BEGIN

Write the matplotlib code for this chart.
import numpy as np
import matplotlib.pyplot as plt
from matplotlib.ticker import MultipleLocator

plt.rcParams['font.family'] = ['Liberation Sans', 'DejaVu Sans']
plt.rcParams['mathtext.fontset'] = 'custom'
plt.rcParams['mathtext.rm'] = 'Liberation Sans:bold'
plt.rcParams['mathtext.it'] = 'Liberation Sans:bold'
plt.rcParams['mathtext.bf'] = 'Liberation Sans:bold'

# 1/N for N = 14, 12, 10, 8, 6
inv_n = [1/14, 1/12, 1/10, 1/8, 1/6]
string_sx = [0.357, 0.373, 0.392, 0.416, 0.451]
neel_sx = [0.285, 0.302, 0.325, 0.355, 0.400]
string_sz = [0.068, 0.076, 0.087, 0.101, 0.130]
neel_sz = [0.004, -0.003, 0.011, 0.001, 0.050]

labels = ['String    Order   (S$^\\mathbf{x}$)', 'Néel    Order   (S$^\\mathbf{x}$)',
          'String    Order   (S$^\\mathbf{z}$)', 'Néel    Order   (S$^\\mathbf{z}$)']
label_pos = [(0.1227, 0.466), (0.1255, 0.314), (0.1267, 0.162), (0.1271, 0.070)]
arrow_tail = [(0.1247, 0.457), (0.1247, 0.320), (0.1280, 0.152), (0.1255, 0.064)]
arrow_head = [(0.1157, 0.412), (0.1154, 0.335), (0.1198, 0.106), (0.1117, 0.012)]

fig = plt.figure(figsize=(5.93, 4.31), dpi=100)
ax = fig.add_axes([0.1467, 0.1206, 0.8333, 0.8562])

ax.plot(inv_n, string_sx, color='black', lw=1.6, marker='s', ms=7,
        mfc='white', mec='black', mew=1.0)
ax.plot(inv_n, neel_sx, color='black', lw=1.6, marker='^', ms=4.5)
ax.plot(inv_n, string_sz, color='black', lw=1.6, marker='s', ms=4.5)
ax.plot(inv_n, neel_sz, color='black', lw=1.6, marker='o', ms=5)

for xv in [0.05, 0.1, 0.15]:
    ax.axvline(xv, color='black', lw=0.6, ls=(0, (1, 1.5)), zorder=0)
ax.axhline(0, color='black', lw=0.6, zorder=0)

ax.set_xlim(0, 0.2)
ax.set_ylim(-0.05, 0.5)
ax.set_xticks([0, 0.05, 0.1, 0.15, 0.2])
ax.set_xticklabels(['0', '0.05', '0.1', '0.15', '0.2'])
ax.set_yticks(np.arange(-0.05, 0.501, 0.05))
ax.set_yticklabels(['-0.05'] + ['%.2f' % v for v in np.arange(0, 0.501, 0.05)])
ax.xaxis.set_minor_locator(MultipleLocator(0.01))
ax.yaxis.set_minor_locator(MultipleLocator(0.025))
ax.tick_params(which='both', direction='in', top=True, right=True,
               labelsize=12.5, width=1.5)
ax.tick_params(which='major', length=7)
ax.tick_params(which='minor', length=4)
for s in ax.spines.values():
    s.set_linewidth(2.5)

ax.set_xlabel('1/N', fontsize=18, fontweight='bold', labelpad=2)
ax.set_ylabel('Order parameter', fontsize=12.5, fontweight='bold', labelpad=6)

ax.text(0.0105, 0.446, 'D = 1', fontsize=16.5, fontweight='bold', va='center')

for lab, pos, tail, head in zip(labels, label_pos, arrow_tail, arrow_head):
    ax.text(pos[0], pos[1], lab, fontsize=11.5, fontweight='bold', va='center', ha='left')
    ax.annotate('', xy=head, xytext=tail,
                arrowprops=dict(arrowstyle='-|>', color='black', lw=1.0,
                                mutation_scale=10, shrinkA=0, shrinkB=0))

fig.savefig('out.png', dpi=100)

END

What you will do
Find every line that holds "matplotlib" and copy it.

Output for this exercise
Write the matplotlib code for this chart.
import matplotlib.pyplot as plt
from matplotlib.ticker import MultipleLocator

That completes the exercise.